Indexly Data Analysis & File Pipeline Overview

Learn how Indexly analyzes CSV, JSON, NDJSON, XLSX, XML, YAML, and Parquet files using its universal loader, orchestrator, and smart pipelines.

1. Supported File Formats

Indexly provides unified analysis and summarization for the following formats:

CSV

  • Auto-detected delimiters (,, ;, \t, etc.)
  • Summary statistics, validation, preview, and full analysis with analyze-csv

JSON

  • Generic JSON (list, dict, mixed)
  • Indexly JSON structures
  • NDJSON support (newline‑delimited JSON)
  • JSON search-cache detection and summarization

XLSX

  • Automatic sheet selection
  • Table preview and type inference

Parquet

  • Efficient columnar loading
  • Preview + deep stats

XML

  • Generic XML tree
  • XRechnung (3 formats supported)
  • Structural extraction and summarization

YAML

  • Auto-load with safe YAML loader
  • Converted internally to dict/list for analysis

2. CLI Commands for Analysis

Indexly offers two primary analysis commands:

indexly analyze-json <file>

  • Optimized for JSON + NDJSON
  • Handles extremely large NDJSON files efficiently (stream-friendly)
  • Recommended when NDJSON uses a .json extension on very large files

indexly analyze-file <file>

  • Universal dispatcher
  • Detects format via universal_loader
  • Routes to the correct pipeline via the analysis orchestrator

Use case comparison:

  • Use analyze-file → general file analysis, metadata extraction
  • Use analyze-json → very large or complex NDJSON/JSON only

3. Universal Loader + Orchestrator + Pipelines

Indexly’s analysis engine is composed of three layers:

            +-------------------------+
            |      analyze-file       |
            +-------------------------+
                        |
                        v
            +-------------------------+
            |   Universal Loader      |
            |  (format detection)     |
            +-------------------------+
                        |
                        v
            +-------------------------+
            |   Analysis Orchestrator |
            |  (routes based on type) |
            +-------------------------+
                        |
                        v
            +-------------------------+
            |      Pipelines          |
            | (CSV/JSON/XML/etc.)     |
            +-------------------------+

Universal Loader – responsibilities

  • Detect file type by extension + content sniffing
  • Distinguish JSON, NDJSON, Indexly JSON, XRechnung XML
  • Extract structural metadata
  • Deliver a normalized representation to the orchestrator

Analysis Orchestrator – responsibilities

  • Based on file_type and metadata → selects the correct pipeline
  • Delegates processing
  • Ensures consistent summary output

Pipelines – responsibilities

Each pipeline contains:

  • Validator
  • Statistics builder
  • Summary generator
  • Preview generator

4. JSON & NDJSON Structure Handling

Indexly supports multiple JSON structures:

1. Dictionary-style JSON

Used in many Indexly exports.
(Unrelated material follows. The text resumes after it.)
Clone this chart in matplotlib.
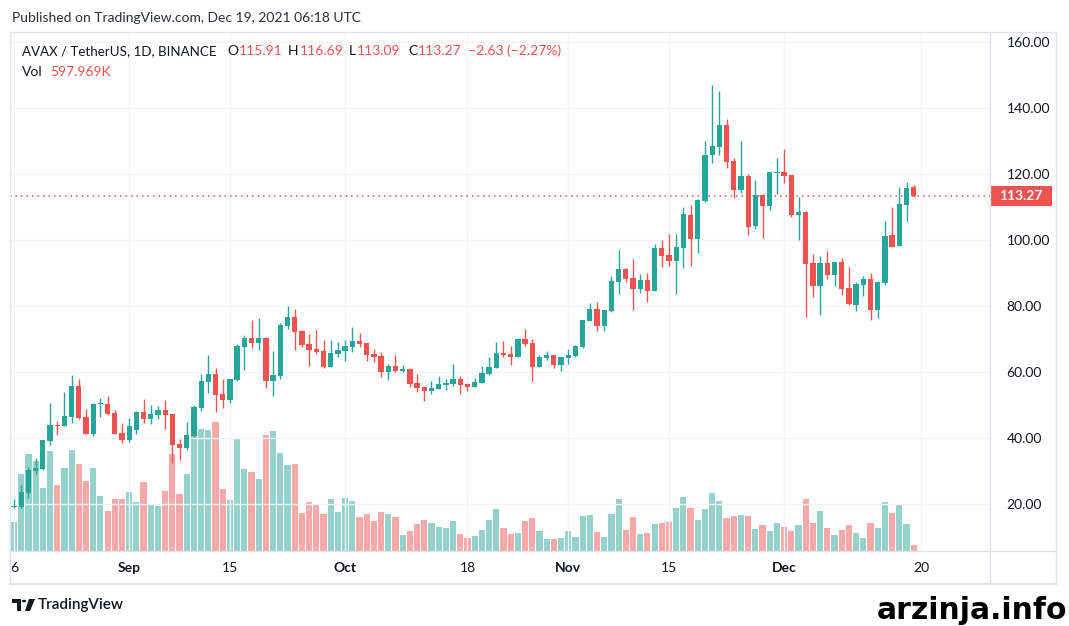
import matplotlib
matplotlib.use('Agg')
import matplotlib.pyplot as plt
import matplotlib.dates as mdates
import matplotlib.transforms as mtransforms
from matplotlib.patches import Rectangle, Polygon, Circle
from matplotlib.lines import Line2D
import pandas as pd
import numpy as np

plt.rcParams['font.family'] = ['Lato', 'DejaVu Sans']

# ---------------- data ----------------
dates = pd.date_range('2021-08-16', '2021-12-19', freq='D')

opens = [19.0, 19.2, 23.4, 30.1, 30.7, 39.2, 43.9, 43.7, 46.5, 55.8, 46.4, 41.3, 50.2, 50.3, 47.6, 41.5,
         39.5, 42.5, 47.9, 45.9, 47.1, 48.5, 47.3, 38.2, 37.1, 40.7, 49.2, 57.1, 59.4, 53.3, 51.6, 57.7,
         67.7, 70.3, 68.9, 70.3, 57.4, 58.9, 74.0, 76.7, 72.4, 68.5, 67.0, 66.4, 61.6, 65.6,
         66.5, 67.7, 69.4, 68.8, 65.5, 64.8, 60.1, 61.8, 60.4, 60.9, 56.7, 55.5, 54.3, 54.9, 56.2, 56.5,
         57.9, 56.4, 55.6, 56.8, 59.4, 61.3, 65.8, 65.5, 64.6, 70.0, 68.8, 61.5, 64.2, 65.2, 62.1,
         64.2, 64.8, 67.6, 75.5, 79.1, 73.9, 78.5, 87.4, 91.2, 88.5, 85.1, 87.9, 84.5, 97.6, 95.4, 93.6,
         97.6, 107.6, 100.3, 111.9, 125.7, 128.2, 134.8, 123.9, 115.1, 119.4, 104.2, 113.6, 110.3, 120.3,
         120.6, 119.7, 107.6, 108.5, 93.0, 86.1, 93.0, 89.4, 93.3, 85.5, 80.3, 86.4, 88.2, 78.8, 87.0,
         101.5, 98.2, 110.6, 115.91]
highs = [21.4, 25.8, 31.2, 33.9, 39.5, 50.6, 45.2, 53.9, 59.1, 57.9, 48.8, 50.7, 52.1, 52.7, 48.5, 44.5,
         46.1, 48.2, 51.8, 50.0, 49.7, 51.5, 47.3, 39.7, 44.8, 50.0, 59.4, 65.2, 61.2, 57.9, 57.9, 68.5,
         71.2, 75.8, 76.4, 70.6, 66.4, 74.8, 80.0, 79.1, 72.7, 71.5, 72.7, 69.7, 69.7, 69.1,
         69.7, 73.6, 71.8, 68.8, 67.0, 66.1, 62.4, 65.2, 62.1, 61.2, 59.4, 55.5, 57.3, 58.8, 57.9, 62.4,
         58.8, 56.8, 58.2, 61.8, 64.5, 69.1, 69.4, 67.9, 70.0, 73.0, 70.0, 65.2, 66.4, 65.2, 64.5,
         67.0, 68.2, 75.8, 80.9, 81.2, 78.8, 89.1, 97.0, 91.5, 94.2, 89.7, 90.0, 98.8, 100.0, 101.8, 101.8,
         110.0, 110.6, 112.4, 130.0, 147.0, 145.1, 136.7, 124.8, 130.0, 120.0, 118.2, 113.9, 120.6, 124.8,
         127.6, 119.7, 113.0, 108.8, 95.8, 95.2, 96.7, 93.3, 94.5, 91.8, 87.3, 89.1, 90.0, 87.6, 105.8,
         110.0, 116.1, 117.6, 116.69]
lows = [18.8, 18.9, 21.9, 29.2, 30.4, 38.0, 41.0, 43.7, 44.4, 45.8, 41.3, 40.7, 46.5, 47.1, 41.3, 38.6,
        38.9, 41.3, 44.6, 44.3, 45.9, 42.8, 32.5, 33.4, 36.5, 40.4, 48.3, 53.7, 48.0, 49.2, 50.7, 57.4,
        60.6, 67.4, 66.8, 55.3, 52.8, 58.0, 73.1, 66.8, 67.7, 61.9, 65.5, 61.2, 61.6, 64.6,
        63.4, 66.2, 67.7, 63.4, 63.0, 58.6, 57.7, 60.1, 60.1, 55.6, 54.0, 51.3, 53.4, 54.9, 54.6, 55.9,
        53.4, 54.3, 55.6, 56.8, 59.1, 61.3, 64.6, 62.1, 64.6, 67.9, 57.3, 61.5, 63.6, 61.2, 60.3,
        62.4, 64.5, 67.3, 75.5, 72.4, 72.4, 78.2, 83.7, 87.4, 78.8, 83.9, 81.2, 84.5, 91.8, 92.1, 83.6,
        91.5, 92.1, 96.1, 111.5, 123.3, 125.7, 121.8, 112.7, 114.2, 101.5, 103.3, 100.6, 109.1, 113.9,
        117.3, 107.0, 100.0, 76.7, 82.7, 77.3, 88.2, 86.1, 83.3, 80.3, 78.5, 83.0, 75.8, 76.4, 86.4,
        97.9, 98.2, 105.8, 113.09]
closes = [19.5, 23.5, 30.3, 31.0, 39.4, 43.9, 43.7, 46.7, 55.8, 46.2, 41.3, 50.3, 50.4, 47.4, 41.3, 39.5,
          43.5, 47.9, 45.9, 47.3, 48.5, 47.1, 38.0, 37.1, 40.9, 49.4, 57.3, 59.4, 53.1, 51.6, 57.9, 67.9,
          70.3, 68.9, 70.3, 57.4, 59.1, 74.2, 76.7, 72.2, 68.3, 66.8, 66.1, 61.6, 65.8, 66.7,
          67.9, 69.4, 68.6, 65.3, 64.6, 60.1, 61.8, 60.4, 60.9, 56.5, 55.3, 54.3, 55.2, 56.4, 56.8, 57.9,
          56.2, 55.6, 57.0, 59.7, 61.5, 65.8, 65.2, 64.6, 70.0, 68.5, 61.5, 64.5, 65.2, 62.1, 64.5,
          65.2, 67.9, 75.8, 79.1, 73.9, 78.8, 87.6, 91.2, 88.2, 85.1, 87.9, 84.5, 97.6, 95.1, 93.6, 97.9,
          107.9, 100.3, 112.1, 125.7, 128.5, 134.8, 123.6, 115.1, 119.4, 104.0, 113.6, 110.3, 120.6, 120.6,
          119.4, 107.6, 108.5, 92.7, 86.1, 93.0, 89.4, 93.3, 85.2, 80.6, 86.7, 88.2, 78.8, 87.3, 101.2,
          97.9, 110.9, 115.90, 113.27]
# volume in millions of AVAX
volumes = [2.9, 7.7, 9.7, 9.0, 6.3, 10.0, 6.6, 8.3, 10.1, 8.7, 7.0, 8.3, 5.5, 4.0, 5.2, 5.2,
           5.9, 4.9, 6.9, 4.6, 4.5, 6.0, 9.7, 5.7, 7.7, 12.9, 12.2, 12.1, 12.9, 6.2, 5.1, 11.3,
           8.2, 7.9, 7.2, 11.6, 12.0, 9.8, 8.6, 8.7, 3.8, 4.9, 4.6, 3.7, 5.2, 3.9,
           5.3, 5.0, 3.4, 3.7, 3.0, 3.9, 3.7, 3.4, 1.6, 2.0, 2.7, 3.1, 2.8, 2.4, 2.3, 3.0,
           1.7, 1.3, 1.5, 2.1, 3.1, 4.2, 2.3, 1.7, 1.8, 3.0, 3.3, 2.0, 1.2, 1.2, 1.3,
           2.0, 1.4, 3.5, 3.6, 1.9, 1.4, 3.7, 5.2, 2.1, 3.4, 1.7, 1.8, 2.7, 2.8, 2.9, 4.3,
           5.4, 4.3, 3.1, 4.2, 5.8, 5.0, 3.3, 3.5, 3.6, 3.5, 2.2, 2.6, 2.0, 2.8,
           2.4, 2.0, 2.6, 5.2, 2.8, 4.0, 2.3, 1.6, 2.1, 2.6, 1.8, 1.3, 2.8, 2.3, 4.9,
           3.8, 4.7, 2.7, 0.597969]

tick_dates = ['2021-08-16', '2021-09-01', '2021-09-15', '2021-10-01', '2021-10-18',
              '2021-11-01', '2021-11-15', '2021-12-01', '2021-12-20']
tick_labels = ['16', 'Sep', '15', 'Oct', '18', 'Nov', '15', 'Dec', '20']
tick_is_month = [False, True, False, True, False, True, False, True, False]
price_ticks = [20, 40, 60, 80, 100, 120, 140, 160]

symbol = 'AVAX / TetherUS, 1D, BINANCE'
published = 'Published on TradingView.com, Dec 19, 2021 06:18 UTC'

# ---------------- style ----------------
W, H = 1069, 626
UP, DOWN = '#26a69a', '#ef5350'
UP_V, DOWN_V = '#94d2cb', '#f7a9a7'
TXT = '#131722'
FRAME = '#e0e3eb'
GRID = '#f2f4f8'


def fx(p):
    return p / W


def fy(p):
    return 1 - p / H


fig = plt.figure(figsize=(W / 100, H / 100), dpi=100)
fig.patch.set_facecolor('white')
renderer = fig.canvas.get_renderer()

x = mdates.date2num(dates)
o = np.array(opens)
h = np.array(highs)
l = np.array(lows)
c = np.array(closes)
v = np.array(volumes)
up = c >= o

ax_rect = [fx(10), fy(551), fx(990) - fx(10), fy(32) - fy(551)]
ax_v = fig.add_axes(ax_rect)
ax = fig.add_axes(ax_rect)
ax.set_zorder(ax_v.get_zorder() + 1)
ax.patch.set_visible(False)

xmin = x[0] - 0.56
xmax = x[0] + 135.6
ymin, ymax = 5.76, 163.03

# volume
ax_v.bar(x, v, width=0.86, color=np.where(up, UP_V, DOWN_V), linewidth=0)
ax_v.set_xlim(xmin, xmax)
ax_v.set_ylim(0, 51.9)
ax_v.axis('off')

# candles
ax.vlines(x, l, h, colors=np.where(up, UP, DOWN), linewidth=1.0, zorder=3)
body_bottom = np.minimum(o, c)
body_h = np.maximum(np.abs(c - o), 0.35)
ax.bar(x, body_h, bottom=body_bottom, width=0.74, color=np.where(up, UP, DOWN),
       linewidth=0, zorder=4)

ax.set_xlim(xmin, xmax)
ax.set_ylim(ymin, ymax)
ax.set_xticks(mdates.date2num(pd.to_datetime(tick_dates)))
ax.set_yticks(price_ticks)
ax.set_yticklabels([f'{p:.2f}' for p in price_ticks])
ax.yaxis.tick_right()
ax.tick_params(axis='x', length=0, labelbottom=False)
ax.tick_params(axis='y', length=0, pad=12, labelsize=10, labelcolor=TXT)
ax.grid(True, color=GRID, linewidth=1, zorder=0)
ax.set_axisbelow(True)
for s in ax.spines.values():
    s.set_visible(False)

# last price line & tag
last = c[-1]
ax.axhline(last, color=DOWN if not up[-1] else UP, linewidth=1.1,
           linestyle=(0, (1, 2.6)), zorder=2)
blend = mtransforms.blended_transform_factory(ax.transAxes, ax.transData)
px_per_unit = (fy(32) - fy(551)) * H / (ymax - ymin)
tag_h = 20 / px_per_unit
tag_w = 62 / 980
ax.add_patch(Rectangle((1.0, last - tag_h / 2), tag_w, tag_h, transform=blend,
                       facecolor=DOWN, edgecolor='none', clip_on=False, zorder=5))
ax.text(1.0 + tag_w / 2, last, f'{last:.2f}', transform=blend, ha='center', va='center',
        color='white', fontsize=10, fontweight='bold', clip_on=False, zorder=6)

# time axis pane
ax_t = fig.add_axes([fx(10.5), fy(584), fx(990) - fx(10.5), fy(551) - fy(584)])
ax_t.set_xlim(xmin + 0.07, xmax)
ax_t.set_ylim(0, 1)
ax_t.axis('off')
for d, lab, bold in zip(pd.to_datetime(tick_dates), tick_labels, tick_is_month):
    ax_t.text(mdates.date2num(d) - (0.35 if lab == '16' else 0), 0.5, lab, ha='center',
              va='center', fontsize=10, fontweight='bold' if bold else 'normal', color=TXT,
              clip_on=True)

# frame lines
def fline(x0, y0, x1, y1, color=FRAME, lw=1.0):
    fig.add_artist(Line2D([fx(x0), fx(x1)], [fy(y0), fy(y1)], transform=fig.transFigure,
                          color=color, linewidth=lw))

fline(10, 32, 1056, 32)
fline(10, 32, 10, 584)
fline(1056, 32, 1056, 584)
fline(10, 584, 1056, 584, lw=1.5)
fline(990, 32, 990, 584)
fline(10, 551, 1056, 551)

# header
fig.text(fx(12), fy(18), published, ha='left', va='center', fontsize=10, color='#2a2e39')
fig.text(fx(22), fy(51), symbol, ha='left', va='center', fontsize=9.6, color=TXT)
chg = c[-1] - c[-2]
pct = chg / c[-2] * 100
fmt = lambda val: f'{val:.2f}'.replace('-', '\u2212')
groups = [('O', fmt(o[-1]), 227), ('H', fmt(h[-1]), 288), ('L', fmt(l[-1]), 349),
          ('C', fmt(c[-1]), 408), ('', f'{fmt(chg)} ({fmt(pct)}%)', 468)]
for letter, val, px in groups:
    xs = px
    if letter:
        t = fig.text(fx(px), fy(51), letter, ha='left', va='center', fontsize=10, color=TXT)
        xs = t.get_window_extent(renderer).x1 + 1
    fig.text(xs / W, fy(51), val, ha='left', va='center', fontsize=10, color=DOWN)
t = fig.text(fx(22), fy(72), 'Vol', ha='left', va='center', fontsize=10, color=TXT)
xs = t.get_window_extent(renderer).x1 + 8
fig.text(xs / W, fy(72), f'{v[-1] * 1000:.3f}K', ha='left', va='center', fontsize=10, color=DOWN)

# TradingView logo (bottom-left)
logo_col = '#131722'
fig.add_artist(Polygon([(fx(12), fy(599)), (fx(21), fy(599)), (fx(21), fy(611)), (fx(17), fy(611)),
                        (fx(17), fy(603)), (fx(12), fy(603))], closed=True, transform=fig.transFigure,
                       facecolor=logo_col, edgecolor='none'))
fig.add_artist(Circle((fx(24), fy(601)), 2.2 / W, transform=fig.transFigure,
                      facecolor=logo_col, edgecolor='none'))
fig.add_artist(Polygon([(fx(29), fy(599)), (fx(35), fy(599)), (fx(30), fy(611)), (fx(25), fy(611))],
                       closed=True, transform=fig.transFigure, facecolor=logo_col, edgecolor='none'))
fig.text(fx(38), fy(605.5), 'TradingView', ha='left', va='center', fontsize=11, color=logo_col,
         fontweight='semibold')

# watermark
fig.text(fx(877), fy(619), 'arzinja.info', ha='left', va='baseline', fontsize=21.5,
         fontweight='bold', family='DejaVu Sans', color='black')

fig.savefig('out.png', dpi=100)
Analyzer treats keys as rows or metadata.

2. List-style JSON

Standard row-like records.

3. NDJSON

  • Recommended export format for large merged logs
  • Most memory-efficient
  • Fully supported by analyze-json and analyze-file

Choosing which command for NDJSON

Scenario Recommended Command
NDJSON with .ndjson extension analyze-file
NDJSON masked as .json but file is very large analyze-json
NDJSON masked as .json and system has enough RAM analyze-file

Merged Indexly logs

  • Export as NDJSON → smallest file + best performance
  • Fully analyzable using Indexly

5. Search Cache Analysis

Indexly’s universal loader detects search-cache JSON automatically:

  • Looks for objects containing timestamp + results
  • Then summarize-search can be used to generate:
    • Query statistics
    • Result distribution
    • Snippets
    • Timestamps timeline

6. Visualization Layer

  • CSV timestamped data
  • Index logs
  • Search-cache timelines

Plot types:

  • Event distribution
  • Frequency over time
  • Trend lines

These visualizations are generated programmatically using the data returned by pipelines.

See also: Time-Series Visualization→


7. Cleaning & Exporting Index Logs

index.log from the watcher can be:

  • Cleaned
  • Normalized
  • Exported to JSON, CSV, or NDJSON

Export recommendations:

  • NDJSON → best for analysis and size reduction
  • CSV → best for spreadsheets or BI tools
  • JSON → human-readable, but large for many records

All exported formats can be re-analyzed with Indexly.